While most people probably think of Canada as an environmentally friendly country, they are not only allowing this to happen, but encouraging it, while the Americans are at least keeping the oil companies out of Alaska... strange dichotomy. One report called the fiasco a slow motion oil spill, which is essentially the game being played by the powers that be. As long as the oil can get pulled out of the ground fast enough, hopefully not enough people will notice what's going on. Oil companies are pouring money into the area on a mind-boggling scale. As of 2006 the Alberta government said it had issued leases for 4,264 oil sands projects covering 25,065 miles. New projects costing more than $100 billion are on the books for the region as production is expected to at least triple to 3 million barrels a day by 2015.

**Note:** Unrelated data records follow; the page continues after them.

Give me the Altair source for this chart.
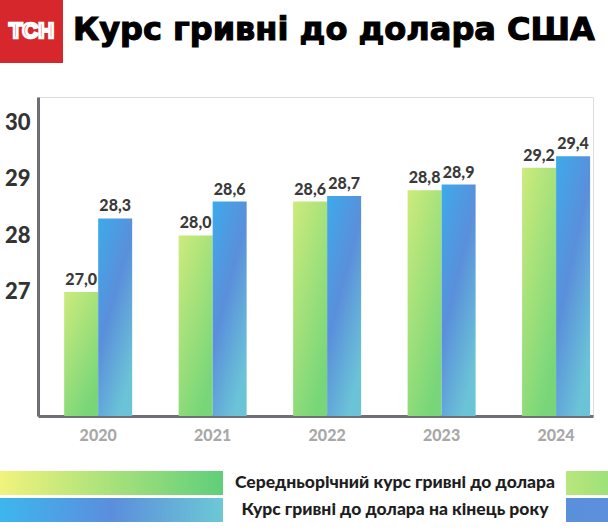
import altair as alt
import pandas as pd

# ---- data ----
years = ["2020", "2021", "2022", "2023", "2024"]
avg_rate = [27.0, 28.0, 28.6, 28.8, 29.2]
end_rate = [28.3, 28.6, 28.7, 28.9, 29.4]
series_names = ["Середньорічний курс гривні до долара", "Курс гривні до долара на кінець року"]
y_ticks = [27, 28, 29, 30]
title_text = "Курс гривні до долара США"
logo_text = "ТСН"

rows = []
for yr, a, e in zip(years, avg_rate, end_rate):
    rows.append({"year": yr, "series": series_names[0], "value": a})
    rows.append({"year": yr, "series": series_names[1], "value": e})
df = pd.DataFrame(rows)
df["label"] = df["value"].map(lambda v: f"{v:.1f}".replace(".", ","))

W, H = 555, 319
Y_MIN, Y_MAX = 24.805, 30.45
NUM_FONT = "Lato"
TITLE_FONT = "DejaVu Sans"

green_grad = alt.LinearGradient(
    gradient="linear", x1=0, y1=0, x2=0.6, y2=1,
    stops=[alt.GradientStop(offset=0, color="#cdeb7c"),
           alt.GradientStop(offset=1, color="#78d679")])
blue_grad = alt.LinearGradient(
    gradient="linear", x1=0, y1=0, x2=0.6, y2=1,
    stops=[alt.GradientStop(offset=0, color="#3daaea"),
           alt.GradientStop(offset=0.5, color="#5a8fdb"),
           alt.GradientStop(offset=1, color="#6bc3d7")])

base = alt.Chart(df).encode(
    x=alt.X("year:N", sort=years,
            scale=alt.Scale(paddingInner=0.406, paddingOuter=0.127, align=0.9),
            axis=alt.Axis(title=None, labelAngle=0, ticks=False, labelPadding=11,
                          labelFont=NUM_FONT, labelFontSize=16, labelFontWeight=900,
                          labelColor="#a8a8a8", domainColor="#6d6f74", domainWidth=3,
                          grid=False)),
    xOffset=alt.XOffset("series:N", sort=series_names,
                        scale=alt.Scale(domain=series_names, paddingInner=0, paddingOuter=0)),
    y=alt.Y("value:Q", stack=None,
            scale=alt.Scale(domain=[Y_MIN, Y_MAX], zero=False, nice=False),
            axis=alt.Axis(title=None, values=y_ticks, ticks=False, grid=False,
                          labelFont=NUM_FONT, labelFontSize=22, labelFontWeight=900,
                          labelColor="#333333", labelPadding=8,
                          domainColor="#6d6f74", domainWidth=3)),
)

green = base.mark_bar(color=green_grad, clip=True).encode(
    y2=alt.Y2(datum=Y_MIN)).transform_filter(alt.datum.series == series_names[0])
blue = base.mark_bar(color=blue_grad, clip=True).encode(
    y2=alt.Y2(datum=Y_MIN)).transform_filter(alt.datum.series == series_names[1])
labels = base.mark_text(baseline="bottom", dy=-4, font=NUM_FONT, fontSize=16,
                        fontWeight=900, color="#3a3a3a").encode(text="label:N")

one = pd.DataFrame({"k": [0]})
deco = alt.Chart(one)

logo_box = deco.mark_rect(color="#d5272c").encode(
    x=alt.value(-38), x2=alt.value(25), y=alt.value(-97), y2=alt.value(-34))
logo = deco.mark_text(text=logo_text, font="Liberation Sans", fontSize=22, fontWeight="bold",
                      fill="#d5272c", stroke="white", strokeWidth=2.6,
                      align="center", baseline="middle").encode(
    x=alt.value(-6.5), y=alt.value(-66.5))
title = deco.mark_text(text=title_text, font=TITLE_FONT, fontSize=32, fontWeight="bold",
                       color="#000000", align="left", baseline="alphabetic",
                       stroke="#000000", strokeWidth=1.1).encode(
    x=alt.value(35), y=alt.value(-57))

leg1_grad = alt.LinearGradient(
    gradient="linear", x1=0, y1=0, x2=1, y2=0,
    stops=[alt.GradientStop(offset=0, color="#f1f37c"),
           alt.GradientStop(offset=1, color="#5fcf7a")])
leg1_sw = alt.LinearGradient(
    gradient="linear", x1=0, y1=0, x2=1, y2=0,
    stops=[alt.GradientStop(offset=0, color="#b9e77b"),
           alt.GradientStop(offset=1, color="#9ee17a")])
leg2_grad = alt.LinearGradient(
    gradient="linear", x1=0, y1=0, x2=1, y2=0,
    stops=[alt.GradientStop(offset=0, color="#3db6ee"),
           alt.GradientStop(offset=0.5, color="#5b8edc"),
           alt.GradientStop(offset=1, color="#6dc8d5")])
leg2_sw = alt.LinearGradient(
    gradient="linear", x1=0, y1=0, x2=1, y2=0,
    stops=[alt.GradientStop(offset=0, color="#5a8fdc"),
           alt.GradientStop(offset=1, color="#5c90dc")])

leg_layers = []
for i, (g, sw) in enumerate([(leg1_grad, leg1_sw), (leg2_grad, leg2_sw)]):
    top = 374 + i * 27
    leg_layers.append(deco.mark_rect(color=g).encode(
        x=alt.value(-38), x2=alt.value(185), y=alt.value(top), y2=alt.value(top + 24)))
    leg_layers.append(deco.mark_rect(color=sw).encode(
        x=alt.value(528), x2=alt.value(570), y=alt.value(top), y2=alt.value(top + 24)))
    leg_layers.append(deco.mark_text(text=series_names[i], font=NUM_FONT, fontSize=17.5,
                                     fontWeight=900, color="#1e1e1e", align="center",
                                     baseline="middle").encode(
        x=alt.value(357), y=alt.value(top + 12)))

chart = alt.layer(green, blue, labels, logo_box, logo, title, *leg_layers).properties(
    width=W, height=H,
    autosize=alt.AutoSizeParams(type="none"),
    padding={"left": 38, "top": 97, "right": 15, "bottom": 114},
).configure_view(stroke=None).configure(background="white")

chart.save("out.html", embed_options={"renderer": "svg", "actions": False})
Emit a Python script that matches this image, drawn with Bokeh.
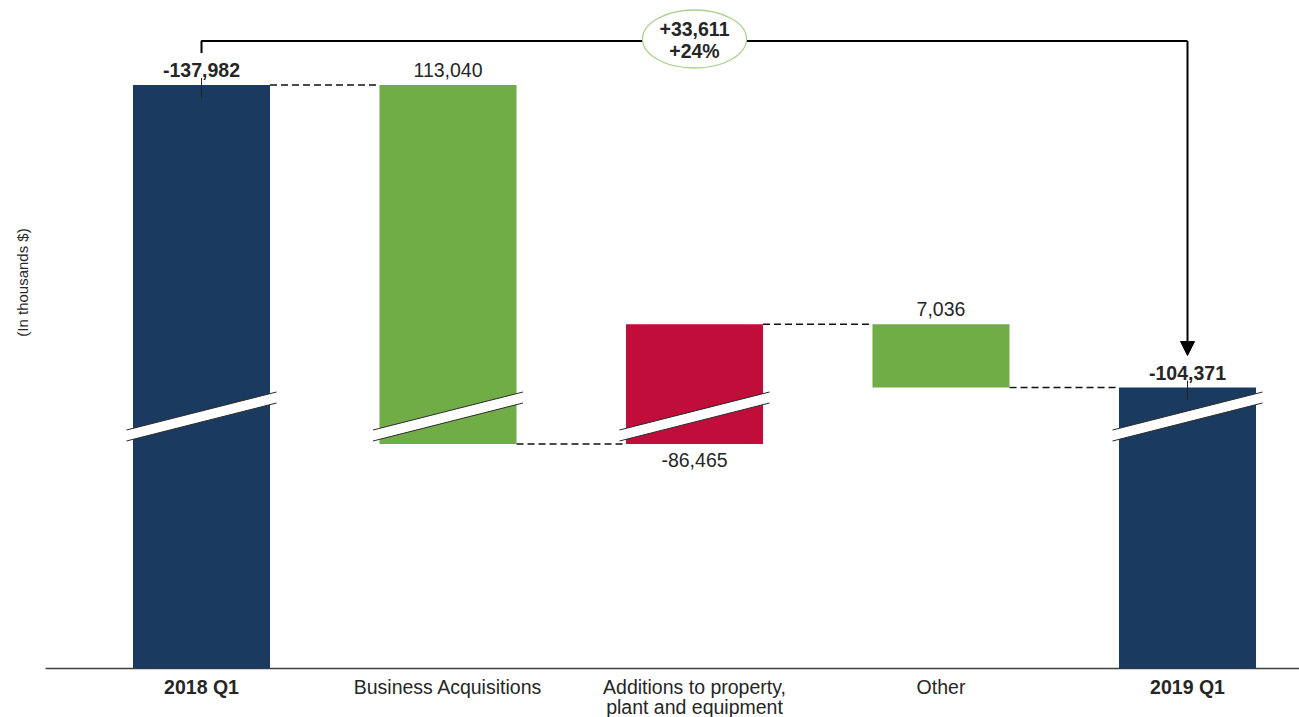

The Alberta provincial government says it has issued leases for 4,264 oil sands projects covering 25,065 square miles . It knows the oil industry, luring them to invest by only charging a 1% royalty until capital costs are recovered. New projects costing more than C$100 billion are on the books for the oil sands region and production is expected to triple to 3 million barrels a day by 2015. This is a government that also knows it's people, who in turn have kept the Conservative party in power since 1971. Over the years the Alberta government has shown the people that they are saving for the future by building the Heritage Trust fund and issuing occasional royalty cheques to the people. However, when you contrast what a country like Norway has done with it's resource wealth, it puts Alberta to shame. 32 years of savings equals $16.6 billion in Alberta, in Norway they have over 160 billion Euros! Environmental Defence calls the whole thing the most destructive project on Earth and it's hard to argue. From the huge toxic tailing ponds with earthen dams holding them back from the river, rivalled in size only by China's Three Gorges dam, which could burst any time and are continually seeping into the groundwater to the greenhouse emissions that have forced the entire country to abandon it's Kyoto commitments, it is a source of intense shame to any Canadian. More importantly it's could be the biggest danger to mankind in the entire world.